Minore costo del lavoro, manodopera sufficientemente qualificata, minori pressioni fiscali, incentivi agli investimenti stranieri e tecnologie più accessibili sono solo alcuni dei fattori che hanno cambiato il contesto mondiale in cui operano le imprese. Trent’anni di globalizzazione hanno visto competere le aziende in una sfrenata corsa all’internazionalizzazione e agli investimenti e i lavoratori ingranaggi di un meccanismo che, alla prova dei fatti, ha determinato una riduzione dei costi di produzione ma allo stesso tempo una perdita della capacità di acquisto e a condizioni sociali meno favorevoli sfociati nella crisi globale dell’ultimo decennio.

Studi recenti dimostrano ora che la delocalizzazione nei Paesi emergenti non rappresenta più la discriminante fondamentale per la scelta di un nuovo impianto produttivo: aumento dei salari, spese doganali, costo dei trasporti, difficoltà culturali sono solo alcune delle cause che rimettono in discussione i paradigmi del recente passato. Per l’Occidente sembra arrivato il momento di una Terza Rivoluzione Industriale che, sotto la chiave di lettura della Sostenibilità, favorisca un’idea di economia di mercato ecologica e sociale attraverso l’adozione di politiche industriali coraggiose e di lungo periodo. Anche gli Usa hanno avviato, seppure in sordina, una politica di “reinternalizzazione” di molte produzioni industriali, favorita da più fattori tra cui una riduzione del divario fra i livelli dei salariali domestici e quelli esteri e una maggiore indipendenza energetica legata allo sfruttamento dello shale gas.

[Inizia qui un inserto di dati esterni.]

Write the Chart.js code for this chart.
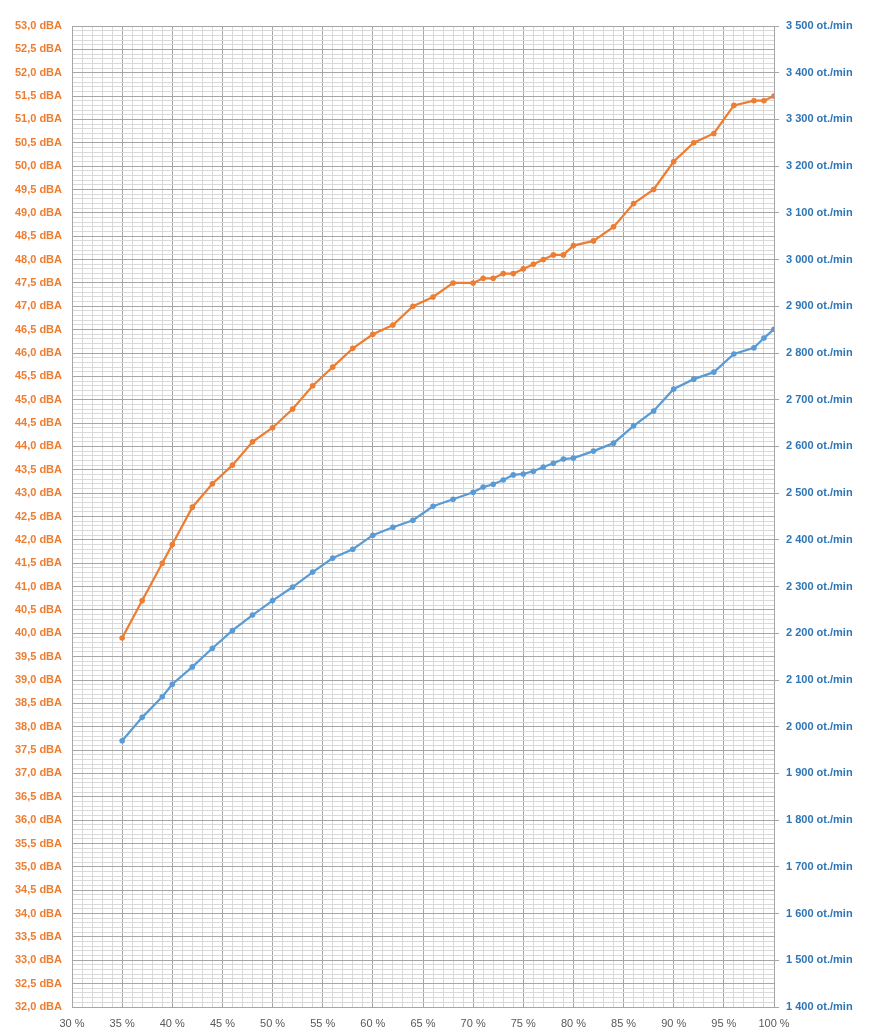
<!DOCTYPE html>
<html>
<head>
<meta charset="utf-8">
<script src="https://cdn.jsdelivr.net/npm/chart.js@4"></script>
<style>
  html, body { margin: 0; padding: 0; background: #fff; }
  #wrap { width: 881px; height: 1034px; position: relative; }
</style>
</head>
<body>
<div id="wrap"><canvas id="chart"></canvas></div>
<script>
// fan speed in %
const speeds = [35, 37, 39, 40, 42, 44, 46, 48, 50, 52, 54, 56, 58, 60, 62, 64, 66, 68, 70, 71,
  72, 73, 74, 75, 76, 77, 78, 79, 80, 82, 84, 86, 88, 90, 92, 94, 96, 98, 99, 100];

// noise level, dBA (left axis)
const noise = [39.9, 40.7, 41.5, 41.9, 42.7, 43.2, 43.6, 44.1, 44.4, 44.8, 45.3, 45.7, 46.1, 46.4, 46.6, 47.0, 47.2, 47.5, 47.5, 47.6,
  47.6, 47.7, 47.7, 47.8, 47.9, 48.0, 48.1, 48.1, 48.3, 48.4, 48.7, 49.2, 49.5, 50.1, 50.5, 50.7, 51.3, 51.4, 51.4, 51.5];

// rotation speed, ot./min (right axis)
const rpm = [1970, 2020, 2064, 2091, 2128, 2168, 2206, 2239, 2270, 2299, 2331, 2361, 2380, 2410, 2427, 2442, 2472, 2487, 2502, 2513,
  2519, 2528, 2539, 2541, 2547, 2556, 2564, 2573, 2575, 2590, 2607, 2644, 2676, 2723, 2744, 2759, 2798, 2811, 2832, 2851];

const majorGrid = '#A6A6A6';
const minorGrid = '#D9D9D9';
const orange = '#ED7D31';
const blue = '#5B9BD5';

function fmtDba(v) {
  return v.toFixed(1).replace('.', ',') + ' dBA';
}
function fmtRpm(v) {
  const r = Math.round(v);
  return Math.floor(r / 1000) + ' ' + String(r % 1000).padStart(3, '0') + ' ot./min';
}

const ctx = document.getElementById('chart').getContext('2d');
new Chart(ctx, {
  type: 'line',
  data: {
    datasets: [
      {
        label: 'dBA',
        data: speeds.map((s, i) => ({ x: s, y: noise[i] })),
        yAxisID: 'y',
        borderColor: orange,
        backgroundColor: orange,
        borderWidth: 2.25,
        pointRadius: 2.8,
        pointBorderWidth: 0,
        tension: 0
      },
      {
        label: 'ot./min',
        data: speeds.map((s, i) => ({ x: s, y: rpm[i] })),
        yAxisID: 'y2',
        borderColor: blue,
        backgroundColor: blue,
        borderWidth: 2.25,
        pointRadius: 2.8,
        pointBorderWidth: 0,
        tension: 0
      }
    ]
  },
  options: {
    responsive: true,
    maintainAspectRatio: false,
    animation: false,
    layout: { padding: { top: 26, left: 0, right: 0, bottom: 0 } },
    plugins: { legend: { display: false }, tooltip: { enabled: false } },
    scales: {
      x: {
        type: 'linear',
        min: 30,
        max: 100,
        afterFit: s => { s.height = 27; },
        border: { color: majorGrid },
        grid: {
          drawTicks: false,
          color: c => (c.tick && Math.round(c.tick.value) % 5 === 0) ? majorGrid : minorGrid
        },
        ticks: {
          stepSize: 1,
          autoSkip: false,
          maxRotation: 0,
          padding: 10,
          color: '#595959',
          font: { family: 'Liberation Sans', size: 11 },
          callback: v => (Math.round(v) % 5 === 0) ? Math.round(v) + ' %' : ''
        }
      },
      y: {
        type: 'linear',
        position: 'left',
        min: 32,
        max: 53,
        afterFit: s => { s.width = 72; },
        border: { color: majorGrid },
        grid: {
          drawTicks: false,
          color: c => (c.tick && Math.round(c.tick.value * 10) % 5 === 0) ? majorGrid : minorGrid
        },
        ticks: {
          stepSize: 0.1,
          autoSkip: false,
          padding: 10,
          color: orange,
          font: { family: 'Liberation Sans', size: 11, weight: 'bold' },
          callback: v => (Math.round(v * 10) % 5 === 0) ? fmtDba(v) : ''
        }
      },
      y2: {
        type: 'linear',
        position: 'right',
        min: 1400,
        max: 3500,
        afterFit: s => { s.width = 107; },
        border: { color: majorGrid },
        grid: { drawOnChartArea: false, tickLength: 5, color: majorGrid },
        ticks: {
          stepSize: 100,
          autoSkip: false,
          padding: 7,
          color: '#2E75B6',
          font: { family: 'Liberation Sans', size: 11, weight: 'bold' },
          callback: v => fmtRpm(v)
        }
      }
    }
  }
});
</script>
</body>
</html>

Sull’altra sponda dell’Atlantico, l’Unione europea ha approvato durante la prima seduta plenaria del Parlamento europeo del 2014 la strategia RISE (Renaissance of Industry for a Sustainable Europe) ponendo come priorità principale dell’Europa la salvaguardia dei settori produttivi e del know-how per un rapido recupero della propria competitività basata su innovazione tecnologica e imprenditoriale.

Il Ghostbuster dell’Occidente è il Rinascimento Industriale.